**Source material**
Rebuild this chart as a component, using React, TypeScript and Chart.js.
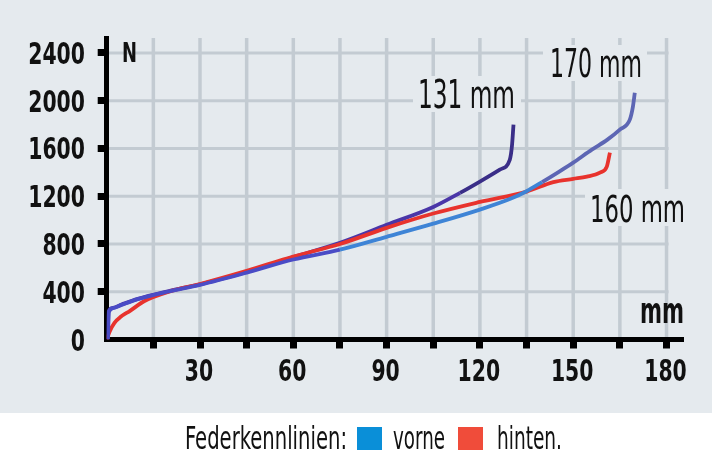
import { useEffect, useRef } from "react";
import { Chart, registerables } from "chart.js";

Chart.register(...registerables);

// spring curves (travel in mm, force in N)
const TRAVEL_131 = [0.3, 0.6, 2, 5, 10, 20, 30, 45, 60, 75, 90, 105, 113.6, 120, 126.4, 129.6, 130.3, 130.8];
const FORCE_131 = [0, 235, 265, 295, 340, 405, 462, 565, 690, 810, 960, 1110, 1228, 1323, 1423, 1505, 1620, 1800];

const TRAVEL_170 = [0.4, 0.7, 2, 5, 10, 20, 30, 45, 60, 75, 90, 105, 120, 130, 135, 140, 145, 150, 156, 161, 165, 168.2, 169.2, 169.8];
const FORCE_170 = [0, 230, 262, 292, 338, 402, 458, 560, 670, 752, 860, 970, 1088, 1180, 1242, 1318, 1398, 1481, 1590, 1674, 1758, 1841, 1950, 2067];

const TRAVEL_160 = [0, 1, 2.5, 4.5, 7.5, 12, 20, 30, 45, 60, 75, 90, 105, 120, 135, 143.6, 150, 154.4, 158.6, 160.8, 161.8];
const FORCE_160 = [0, 70, 140, 190, 240, 320, 400, 465, 575, 695, 800, 935, 1055, 1152, 1239, 1318, 1345, 1364, 1398, 1448, 1565];

const X_GRID = [0, 15, 30, 45, 60, 75, 90, 105, 120, 135, 150, 165, 180];
const X_LABELS = [30, 60, 90, 120, 150, 180];
const Y_GRID = [0, 400, 800, 1200, 1600, 2000, 2400];

const CURVE_LABELS = ["131 mm", "170 mm", "160 mm"];
const LEGEND_TITLE = "Federkennlinien:";
const LEGEND_ITEMS = ["vorne", "hinten."];

const BG = "#e5eaee";
const GRID = "#c3cbd2";
const INK = "#111";
const FONT = "'Liberation Sans Narrow', 'DejaVu Sans Condensed', 'Roboto', sans-serif";
const DIGIT_W = 14.2;

function pairs(xs: number[], ys: number[]) {
  return xs.map((x, i) => ({ x, y: ys[i] }));
}

// draw text squeezed to a given width (the print font is very condensed)
function fitText(ctx: CanvasRenderingContext2D, text: string, left: number, baseline: number, width: number, font: string) {
  ctx.font = font;
  const w = ctx.measureText(text).width;
  ctx.save();
  ctx.translate(left, baseline);
  ctx.scale(width / w, 1);
  ctx.textAlign = "left";
  ctx.textBaseline = "alphabetic";
  ctx.fillStyle = INK;
  ctx.fillText(text, 0, 0);
  ctx.restore();
}

const decor = {
  id: "decor",
  beforeDraw(chart: any) {
    const { ctx, scales } = chart;
    const xs = scales.x;
    const ys = scales.y;
    ctx.save();
    ctx.fillStyle = BG;
    ctx.fillRect(0, 0, chart.width, 413);
    ctx.fillStyle = "#fff";
    ctx.fillRect(0, 413, chart.width, chart.height - 413);

    const top = chart.chartArea.top;
    const bottom = ys.getPixelForValue(0);
    const left = chart.chartArea.left + 2;
    const right = xs.getPixelForValue(X_GRID[X_GRID.length - 1]) + 2;

    ctx.strokeStyle = GRID;
    ctx.lineWidth = 3.5;
    for (const v of X_GRID) {
      if (v === 0) continue;
      const px = xs.getPixelForValue(v);
      ctx.beginPath();
      ctx.moveTo(px, top);
      ctx.lineTo(px, bottom);
      ctx.stroke();
    }
    ctx.lineWidth = 3;
    for (const v of Y_GRID) {
      if (v === 0) continue;
      const py = ys.getPixelForValue(v);
      ctx.beginPath();
      ctx.moveTo(left, py);
      ctx.lineTo(right, py);
      ctx.stroke();
    }

    // label backgrounds that interrupt the grid
    ctx.fillStyle = BG;
    ctx.fillRect(413, 76, 108, 36);
    ctx.fillRect(543, 45, 104, 36);
    ctx.fillRect(585, 189, 104, 37);
    ctx.restore();
  },
  afterDraw(chart: any) {
    const ctx: CanvasRenderingContext2D = chart.ctx;
    const xs = chart.scales.x;
    const ys = chart.scales.y;
    const bold = `bold 30px ${FONT}`;

    // axis tick labels, condensed like the print font
    for (const v of Y_GRID) {
      const t = String(v);
      const w = t.length * DIGIT_W;
      fitText(ctx, t, 85 - w, ys.getPixelForValue(v) + 11, w, bold);
    }
    for (const v of X_LABELS) {
      const t = String(v);
      const w = t.length * DIGIT_W;
      fitText(ctx, t, xs.getPixelForValue(v) - w / 2 - 1, 381, w, bold);
    }

    fitText(ctx, CURVE_LABELS[0], 418, 108, 97, `39px ${FONT}`);
    fitText(ctx, CURVE_LABELS[1], 550, 77, 92, `39px ${FONT}`);
    fitText(ctx, CURVE_LABELS[2], 590, 222, 95, `38px ${FONT}`);
    fitText(ctx, "N", 122, 62, 15, `bold 27px ${FONT}`);
    fitText(ctx, "mm", 640, 323, 44, `bold 35px ${FONT}`);

    fitText(ctx, LEGEND_TITLE, 185, 449, 162, `32px ${FONT}`);
    ctx.fillStyle = "#0a8fd8";
    ctx.fillRect(357, 427, 25, 23);
    fitText(ctx, LEGEND_ITEMS[0], 393, 449, 52, `32px ${FONT}`);
    ctx.fillStyle = "#f04c3a";
    ctx.fillRect(458, 427, 25, 23);
    fitText(ctx, LEGEND_ITEMS[1], 497, 449, 65, `32px ${FONT}`);
  },
};

export default function App() {
  const canvasRef = useRef<HTMLCanvasElement | null>(null);

  useEffect(() => {
    document.body.style.margin = "0";
    if (!canvasRef.current) return;

    const tickColor = (c: any) => (c.tick && c.tick.value === 0 ? "rgba(0,0,0,0)" : "#000");

    const chart = new Chart(canvasRef.current, {
      type: "scatter",
      data: {
        datasets: [
          {
            label: "170 mm",
            data: pairs(TRAVEL_170, FORCE_170),
            showLine: true,
            borderWidth: 3.8,
            borderColor: "#5d66b4",
            segment: {
              borderColor: (c: any) => {
                const x = c.p0.parsed.x;
                return x < 75 ? "#4a4cc6" : x < 140 ? "#3e84d6" : "#5d66b4";
              },
            },
            pointRadius: 0,
            cubicInterpolationMode: "monotone",
          },
          {
            label: "160 mm",
            data: pairs(TRAVEL_160, FORCE_160),
            showLine: true,
            borderWidth: 3.8,
            borderColor: "#e8332d",
            pointRadius: 0,
            cubicInterpolationMode: "monotone",
          },
          {
            label: "131 mm",
            data: pairs(TRAVEL_131, FORCE_131),
            showLine: true,
            borderWidth: 3.8,
            borderColor: "#3a2e88",
            segment: {
              borderColor: (c: any) => (c.p0.parsed.x < 110 ? "#4a36a8" : "#3a2e88"),
            },
            pointRadius: 0,
            cubicInterpolationMode: "monotone",
          },
        ],
      },
      options: {
        responsive: false,
        animation: false,
        layout: { padding: { top: 38, right: 29, left: 0, bottom: 0 } },
        plugins: { legend: { display: false }, tooltip: { enabled: false } },
        scales: {
          x: {
            type: "linear",
            min: 0,
            max: 185.3,
            afterBuildTicks: (scale: any) => {
              scale.ticks = X_GRID.map((value) => ({ value }));
            },
            afterFit: (scale: any) => {
              scale.height = 118.5;
            },
            ticks: { display: false, autoSkip: false },
            grid: { drawOnChartArea: false, drawTicks: true, tickLength: 9, tickWidth: 7, tickColor },
            border: { display: true, color: "#000", width: 5 },
          },
          y: {
            type: "linear",
            min: 0,
            max: 2525,
            afterBuildTicks: (scale: any) => {
              scale.ticks = Y_GRID.map((value) => ({ value }));
            },
            afterFit: (scale: any) => {
              scale.width = 106.7;
            },
            ticks: { display: false },
            grid: { drawOnChartArea: false, drawTicks: true, tickLength: 9, tickWidth: 7, tickColor },
            border: { display: true, color: "#000", width: 5 },
          },
        },
      },
      plugins: [decor],
    });

    return () => chart.destroy();
  }, []);

  return (
    <div style={{ width: 712, height: 458 }}>
      <canvas ref={canvasRef} width={712} height={458} style={{ display: "block" }} />
    </div>
  );
}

**Written instruction**
Each line from the top of the material through the line containing "Chart.register(...registerables);" should be reproduced exactly; please drop any images.

**Output below**
Rebuild this chart as a component, using React, TypeScript and Chart.js.
import { useEffect, useRef } from "react";
import { Chart, registerables } from "chart.js";

Chart.register(...registerables);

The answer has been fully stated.